La réputation des prestataires étant lancée, il était donc temps de se diversifier et de s’ouvrir à de nouvelles compétences. Rejoints par des opérateurs de steady-cams ou encore des directeurs photo, Stéphane Kies et Jean-Luc Ciber proposent désormais toute une gamme de services : réalisation et prises de vues, data wrangling (prise en charge et traitement des rushes), post-production. Cette dernière étape, en particulier le montage et étalonnage des images, est la spécialité de Jean-Luc. C’est avec Mélusine, la société de production alors voisine de leur précédent studio à Contern, qu’il va commencer, puisqu’elle lui confie la gestion de la colorimétrie du long-métrage d’animation réalisé par Raul Garcia, Extraordinnary tales. « C’est dans le montage et l’étalonnage que se construit le discours d’un film. Manipuler les images existantes, c’est pouvoir changer le sens d’un film. Les possibilités sont sans limites et c’est même parfois frustrant car on a l’impression de toujours pouvoir faire mieux ! », affirme Jean-Luc. Depuis décembre 2014, Chromatik s’est installé dans un bureau au 1535°, où, outre l’aspect économique non négligeable, la proximité avec d’autres compagnies, telles les sociétés de production Les films fauves ou A-Bahn, permet une dynamique inégalable, déjà fructueuse en terme de collaboration. Avec leurs voisins de couloir ou d’autres, Chromatik a pu témoigner de sa vigueur lors du dernier Luxfilmfest en œuvrant à la post-production de quatre films luxembourgeois sélectionnés, trois courts-métrages et un documentaire.
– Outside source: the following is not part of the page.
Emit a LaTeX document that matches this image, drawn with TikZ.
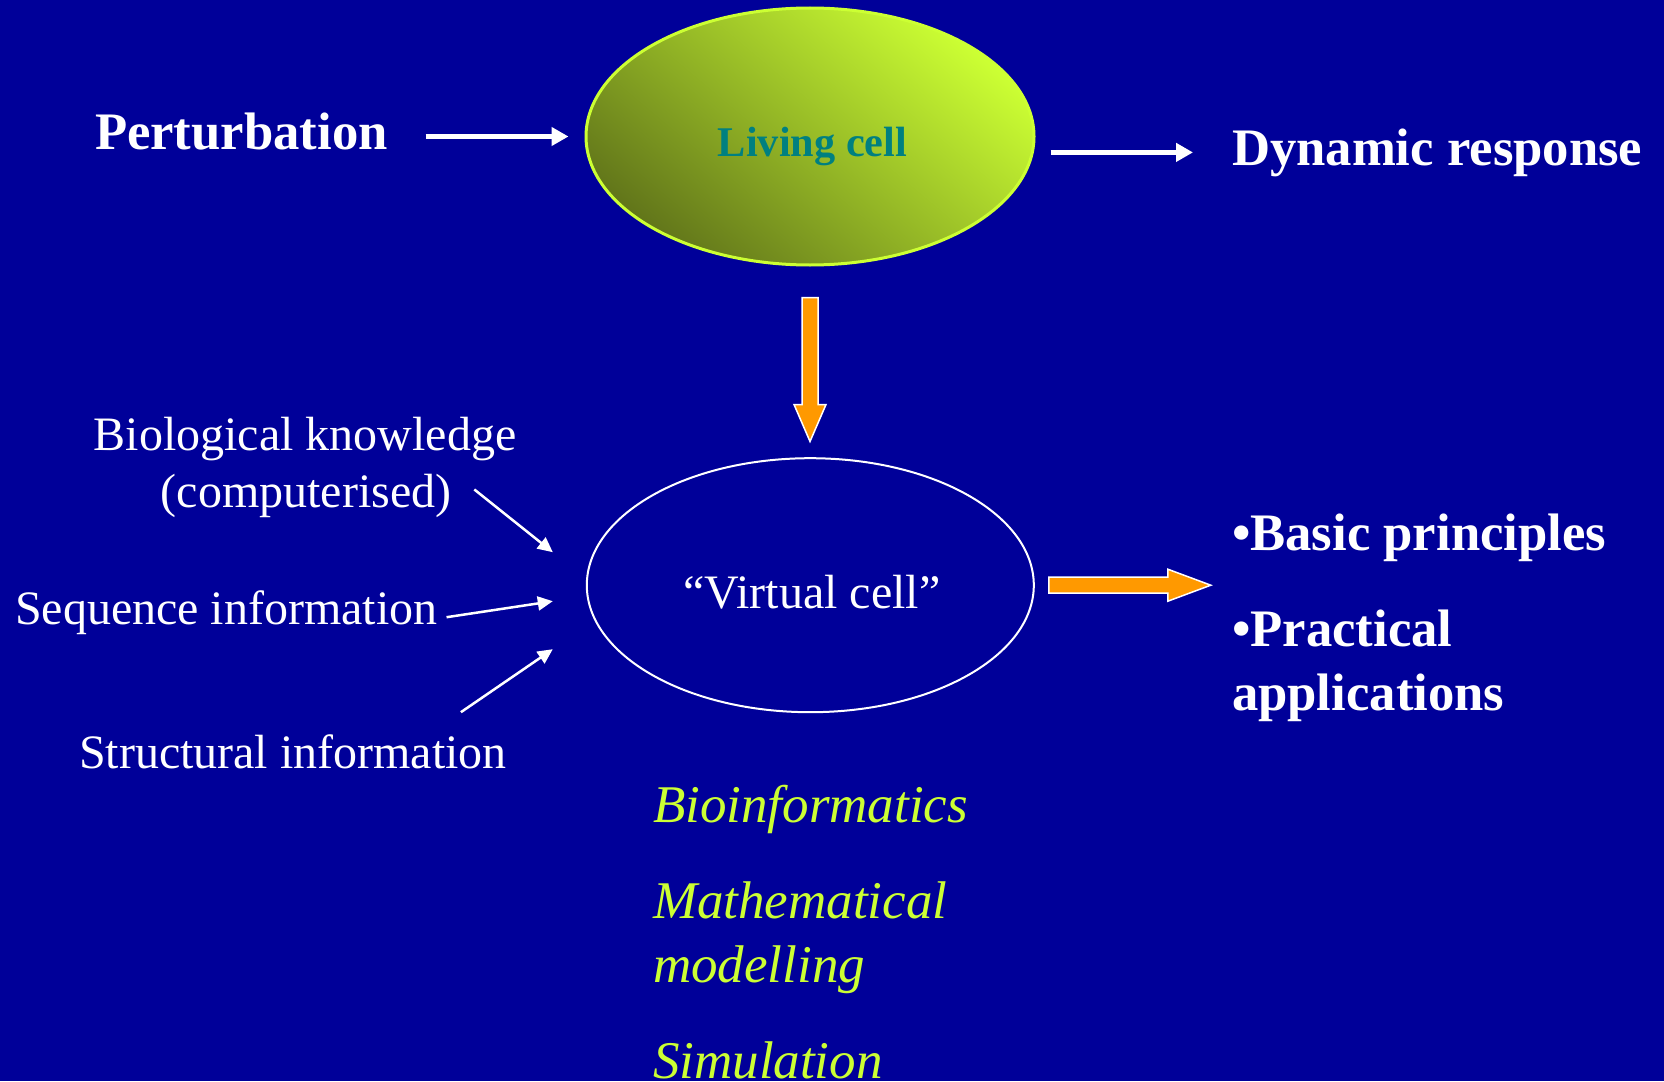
\documentclass[tikz,border=0pt]{standalone}
\usepackage{fontspec}
\setmainfont{Liberation Serif}
\usetikzlibrary{arrows.meta,shapes.geometric}
\definecolor{bgblue}{RGB}{0,0,153}
\definecolor{lime}{RGB}{204,255,51}
\definecolor{limedark}{RGB}{98,118,26}
\definecolor{limemid}{RGB}{166,200,40}
\definecolor{tealtxt}{RGB}{0,128,128}
\definecolor{orangearr}{RGB}{255,153,0}
\tikzset{
  txt/.style={inner sep=0pt, outer sep=0pt, text=white},
  bigbold/.style={txt, font=\fontsize{52.7}{63}\selectfont\bfseries},
  reg/.style={txt, font=\fontsize{48}{58}\selectfont},
  ital/.style={txt, text=lime, font=\fontsize{53}{64}\selectfont\itshape},
  celltxt/.style={txt, text=tealtxt, font=\fontsize{42.3}{50}\selectfont\bfseries},
  warrow/.style={white, line width=5.5pt, -{Triangle[length=17pt,width=18pt]}},
  thinarrow/.style={white, line width=2.5pt, -{Triangle[length=15pt,width=14pt]}},
  oarrow/.style={fill=orangearr, draw=white, line width=1.5pt, line join=miter},
  livingshape/.style={ellipse, inner sep=0pt, minimum width=448pt, minimum height=257pt,
    draw=lime, line width=3pt, top color=lime, middle color=limemid, bottom color=limedark,
    shading angle=-40},
  virtualshape/.style={ellipse, inner sep=0pt, minimum width=447pt, minimum height=254pt,
    draw=white, line width=2pt},
}
\begin{document}
\begin{tikzpicture}[x=1pt,y=-1pt]
\fill[bgblue] (0,0) rectangle (1664,1081);
\useasboundingbox (0,0) rectangle (1664,1081);

% top row
\node[livingshape] (living) at (810,136.5) {};
\node[celltxt, anchor=base] (livingtxt) at (812.5,156) {Living cell};
\node[bigbold, anchor=base west] (pert) at (95,149.3) {Perturbation};
\node[bigbold, anchor=base west] (dyn) at (1232,165) {Dynamic response};

\draw[warrow] ([xshift=38pt]pert.east |- living.west) -- ([xshift=-16pt]living.west);
\draw[warrow] ([xshift=15pt]living.east |- dyn.west) -- ([xshift=-39pt]dyn.west);

% virtual cell
\node[virtualshape] (virtual) at (810.3,585.2) {};
\node[reg, anchor=base] (virtualtxt) at (812,608.5) {“Virtual cell”};

% orange down arrow
\draw[oarrow] ([yshift=-31pt]living.south) ++(-8,0) -- ++(0,107) -- ++(-8,0) -- ++(16,37)
  -- ++(16,-37) -- ++(-8,0) -- ++(0,-107) -- cycle;
% orange right arrow
\draw[oarrow] ([xshift=14pt]virtual.east) ++(0,-8) -- ++(119,0) -- ++(0,-8) -- ++(43,16)
  -- ++(-43,16) -- ++(0,-8) -- ++(-119,0) -- cycle;

% left inputs
\node[reg, anchor=base] (bio) at (305,450) {Biological knowledge};
\node[reg, anchor=base] (comp) at (306,507) {(computerised)};
\node[reg, anchor=base west] (seq) at (15,624) {Sequence information};
\node[reg, anchor=base west] (struct) at (79,768) {Structural information};

\draw[thinarrow] ([xshift=23pt,yshift=6pt]comp.east) -- ([xshift=-33pt,yshift=33pt]virtual.west);
\draw[thinarrow] ([xshift=9pt,yshift=-5pt]seq.east) -- ([xshift=-33pt,yshift=-16pt]virtual.west);
\draw[thinarrow] ([xshift=-46pt,yshift=22pt]struct.north east) -- ([xshift=-33pt,yshift=-64pt]virtual.west);

% outcomes
\node[bigbold, anchor=base west] (basic) at (1232,550) {•Basic principles};
\node[bigbold, anchor=base west] (pract) at (1232,646) {•Practical};
\node[bigbold, anchor=base west] (appl) at (1232,710) {applications};

% methods
\node[ital, anchor=base west] (bioinf) at (653,822) {Bioinformatics};
\node[ital, anchor=base west] (math) at (653,918) {Mathematical};
\node[ital, anchor=base west] (model) at (653,982) {modelling};
\node[ital, anchor=base west] (sim) at (653,1078) {Simulation};
\end{tikzpicture}
\end{document}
Enfin, c’est au Mudam qu’il fallait se rendre pour apprécier le récent travail de Chromatik, partenaire du film de l’artiste Sylvie Blocher et du réalisateur Donato Rotunno (Tarantula) Dreams have a language. Si la machinerie de vol est l’œuvre d’Yves Barta et de Fantasmagorie, sa société ultra-spécialisée, toute la partie technique fut assurée par Jean-Luc Ciber et ses collaborateurs. Ainsi, du corporate à la fiction et du documentaire au transmedia, Chromatik trace son chemin de traverse dans le paysage audiovisuel luxembourgeois.